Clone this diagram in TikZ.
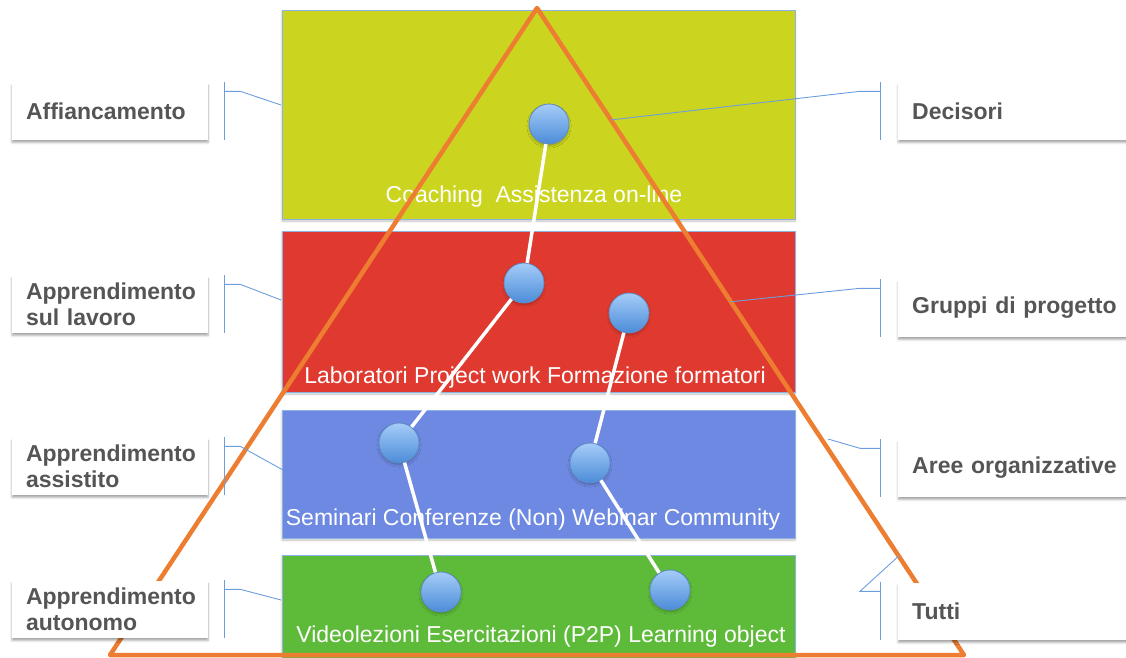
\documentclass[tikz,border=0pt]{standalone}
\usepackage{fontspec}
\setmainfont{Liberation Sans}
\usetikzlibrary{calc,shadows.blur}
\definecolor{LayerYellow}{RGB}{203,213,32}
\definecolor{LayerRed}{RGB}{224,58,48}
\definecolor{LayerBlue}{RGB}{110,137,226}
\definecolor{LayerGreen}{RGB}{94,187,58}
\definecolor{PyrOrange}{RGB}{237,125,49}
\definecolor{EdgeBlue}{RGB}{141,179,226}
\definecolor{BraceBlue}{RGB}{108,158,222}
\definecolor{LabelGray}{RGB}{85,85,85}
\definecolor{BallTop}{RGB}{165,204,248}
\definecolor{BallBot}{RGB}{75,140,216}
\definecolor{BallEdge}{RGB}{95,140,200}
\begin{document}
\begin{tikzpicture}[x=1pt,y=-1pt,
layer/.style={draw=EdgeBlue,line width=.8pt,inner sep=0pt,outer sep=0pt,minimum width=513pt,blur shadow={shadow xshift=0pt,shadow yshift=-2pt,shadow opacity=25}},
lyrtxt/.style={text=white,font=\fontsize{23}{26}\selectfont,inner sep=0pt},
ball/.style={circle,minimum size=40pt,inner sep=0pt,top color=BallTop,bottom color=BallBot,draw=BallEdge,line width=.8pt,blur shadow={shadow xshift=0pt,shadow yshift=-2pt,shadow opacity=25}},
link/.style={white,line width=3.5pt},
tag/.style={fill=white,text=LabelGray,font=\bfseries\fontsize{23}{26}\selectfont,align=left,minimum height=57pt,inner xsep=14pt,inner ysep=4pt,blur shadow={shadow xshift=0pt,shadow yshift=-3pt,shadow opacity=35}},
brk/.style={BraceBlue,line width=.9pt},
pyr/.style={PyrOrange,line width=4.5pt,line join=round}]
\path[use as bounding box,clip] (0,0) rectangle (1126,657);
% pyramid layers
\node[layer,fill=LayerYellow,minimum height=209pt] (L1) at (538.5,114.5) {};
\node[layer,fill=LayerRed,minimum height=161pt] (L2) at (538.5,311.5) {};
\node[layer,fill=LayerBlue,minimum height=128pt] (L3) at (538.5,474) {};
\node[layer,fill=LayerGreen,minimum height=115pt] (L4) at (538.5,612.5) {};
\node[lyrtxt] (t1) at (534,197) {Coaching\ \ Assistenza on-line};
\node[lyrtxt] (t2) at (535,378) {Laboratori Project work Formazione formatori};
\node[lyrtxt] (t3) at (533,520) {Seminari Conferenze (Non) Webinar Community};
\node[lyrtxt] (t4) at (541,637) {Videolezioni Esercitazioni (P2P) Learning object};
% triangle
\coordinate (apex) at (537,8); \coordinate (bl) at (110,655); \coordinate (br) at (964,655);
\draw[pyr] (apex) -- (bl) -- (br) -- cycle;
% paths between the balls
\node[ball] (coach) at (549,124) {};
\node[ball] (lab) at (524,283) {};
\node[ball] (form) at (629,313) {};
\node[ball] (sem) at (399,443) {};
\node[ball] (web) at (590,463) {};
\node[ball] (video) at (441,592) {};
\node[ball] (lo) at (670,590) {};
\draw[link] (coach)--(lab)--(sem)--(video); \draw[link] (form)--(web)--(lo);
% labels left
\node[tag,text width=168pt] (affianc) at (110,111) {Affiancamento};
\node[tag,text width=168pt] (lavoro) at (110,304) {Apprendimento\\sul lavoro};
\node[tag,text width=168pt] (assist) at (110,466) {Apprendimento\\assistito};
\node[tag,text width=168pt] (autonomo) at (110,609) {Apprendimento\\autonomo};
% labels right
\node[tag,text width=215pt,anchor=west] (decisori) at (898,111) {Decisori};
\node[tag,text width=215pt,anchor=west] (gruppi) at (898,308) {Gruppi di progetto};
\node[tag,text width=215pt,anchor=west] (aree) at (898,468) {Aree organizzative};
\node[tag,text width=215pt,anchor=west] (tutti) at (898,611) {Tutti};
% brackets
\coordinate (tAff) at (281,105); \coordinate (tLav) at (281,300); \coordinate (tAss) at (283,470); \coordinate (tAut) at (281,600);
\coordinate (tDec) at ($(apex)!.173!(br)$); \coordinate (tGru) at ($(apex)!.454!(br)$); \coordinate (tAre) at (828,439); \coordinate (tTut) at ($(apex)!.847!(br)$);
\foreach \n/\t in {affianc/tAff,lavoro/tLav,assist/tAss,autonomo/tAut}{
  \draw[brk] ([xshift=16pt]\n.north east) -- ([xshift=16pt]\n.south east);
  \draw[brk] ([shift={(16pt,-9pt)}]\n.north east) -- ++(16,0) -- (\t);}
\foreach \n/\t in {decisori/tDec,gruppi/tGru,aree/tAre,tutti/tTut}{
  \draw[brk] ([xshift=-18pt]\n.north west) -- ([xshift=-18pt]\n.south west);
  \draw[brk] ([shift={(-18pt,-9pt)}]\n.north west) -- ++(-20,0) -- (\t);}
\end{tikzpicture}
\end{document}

=-=-=-=-=

#### Problem requirements
Images should not appear in the copy; retype the listing above exactly.

#### Full answer
Clone this diagram in TikZ.
\documentclass[tikz,border=0pt]{standalone}
\usepackage{fontspec}
\setmainfont{Liberation Sans}
\usetikzlibrary{calc,shadows.blur}
\definecolor{LayerYellow}{RGB}{203,213,32}
\definecolor{LayerRed}{RGB}{224,58,48}
\definecolor{LayerBlue}{RGB}{110,137,226}
\definecolor{LayerGreen}{RGB}{94,187,58}
\definecolor{PyrOrange}{RGB}{237,125,49}
\definecolor{EdgeBlue}{RGB}{141,179,226}
\definecolor{BraceBlue}{RGB}{108,158,222}
\definecolor{LabelGray}{RGB}{85,85,85}
\definecolor{BallTop}{RGB}{165,204,248}
\definecolor{BallBot}{RGB}{75,140,216}
\definecolor{BallEdge}{RGB}{95,140,200}
\begin{document}
\begin{tikzpicture}[x=1pt,y=-1pt,
layer/.style={draw=EdgeBlue,line width=.8pt,inner sep=0pt,outer sep=0pt,minimum width=513pt,blur shadow={shadow xshift=0pt,shadow yshift=-2pt,shadow opacity=25}},
lyrtxt/.style={text=white,font=\fontsize{23}{26}\selectfont,inner sep=0pt},
ball/.style={circle,minimum size=40pt,inner sep=0pt,top color=BallTop,bottom color=BallBot,draw=BallEdge,line width=.8pt,blur shadow={shadow xshift=0pt,shadow yshift=-2pt,shadow opacity=25}},
link/.style={white,line width=3.5pt},
tag/.style={fill=white,text=LabelGray,font=\bfseries\fontsize{23}{26}\selectfont,align=left,minimum height=57pt,inner xsep=14pt,inner ysep=4pt,blur shadow={shadow xshift=0pt,shadow yshift=-3pt,shadow opacity=35}},
brk/.style={BraceBlue,line width=.9pt},
pyr/.style={PyrOrange,line width=4.5pt,line join=round}]
\path[use as bounding box,clip] (0,0) rectangle (1126,657);
% pyramid layers
\node[layer,fill=LayerYellow,minimum height=209pt] (L1) at (538.5,114.5) {};
\node[layer,fill=LayerRed,minimum height=161pt] (L2) at (538.5,311.5) {};
\node[layer,fill=LayerBlue,minimum height=128pt] (L3) at (538.5,474) {};
\node[layer,fill=LayerGreen,minimum height=115pt] (L4) at (538.5,612.5) {};
\node[lyrtxt] (t1) at (534,197) {Coaching\ \ Assistenza on-line};
\node[lyrtxt] (t2) at (535,378) {Laboratori Project work Formazione formatori};
\node[lyrtxt] (t3) at (533,520) {Seminari Conferenze (Non) Webinar Community};
\node[lyrtxt] (t4) at (541,637) {Videolezioni Esercitazioni (P2P) Learning object};
% triangle
\coordinate (apex) at (537,8); \coordinate (bl) at (110,655); \coordinate (br) at (964,655);
\draw[pyr] (apex) -- (bl) -- (br) -- cycle;
% paths between the balls
\node[ball] (coach) at (549,124) {};
\node[ball] (lab) at (524,283) {};
\node[ball] (form) at (629,313) {};
\node[ball] (sem) at (399,443) {};
\node[ball] (web) at (590,463) {};
\node[ball] (video) at (441,592) {};
\node[ball] (lo) at (670,590) {};
\draw[link] (coach)--(lab)--(sem)--(video); \draw[link] (form)--(web)--(lo);
% labels left
\node[tag,text width=168pt] (affianc) at (110,111) {Affiancamento};
\node[tag,text width=168pt] (lavoro) at (110,304) {Apprendimento\\sul lavoro};
\node[tag,text width=168pt] (assist) at (110,466) {Apprendimento\\assistito};
\node[tag,text width=168pt] (autonomo) at (110,609) {Apprendimento\\autonomo};
% labels right
\node[tag,text width=215pt,anchor=west] (decisori) at (898,111) {Decisori};
\node[tag,text width=215pt,anchor=west] (gruppi) at (898,308) {Gruppi di progetto};
\node[tag,text width=215pt,anchor=west] (aree) at (898,468) {Aree organizzative};
\node[tag,text width=215pt,anchor=west] (tutti) at (898,611) {Tutti};
% brackets
\coordinate (tAff) at (281,105); \coordinate (tLav) at (281,300); \coordinate (tAss) at (283,470); \coordinate (tAut) at (281,600);
\coordinate (tDec) at ($(apex)!.173!(br)$); \coordinate (tGru) at ($(apex)!.454!(br)$); \coordinate (tAre) at (828,439); \coordinate (tTut) at ($(apex)!.847!(br)$);
\foreach \n/\t in {affianc/tAff,lavoro/tLav,assist/tAss,autonomo/tAut}{
  \draw[brk] ([xshift=16pt]\n.north east) -- ([xshift=16pt]\n.south east);
  \draw[brk] ([shift={(16pt,-9pt)}]\n.north east) -- ++(16,0) -- (\t);}
\foreach \n/\t in {decisori/tDec,gruppi/tGru,aree/tAre,tutti/tTut}{
  \draw[brk] ([xshift=-18pt]\n.north west) -- ([xshift=-18pt]\n.south west);
  \draw[brk] ([shift={(-18pt,-9pt)}]\n.north west) -- ++(-20,0) -- (\t);}
\end{tikzpicture}
\end{document}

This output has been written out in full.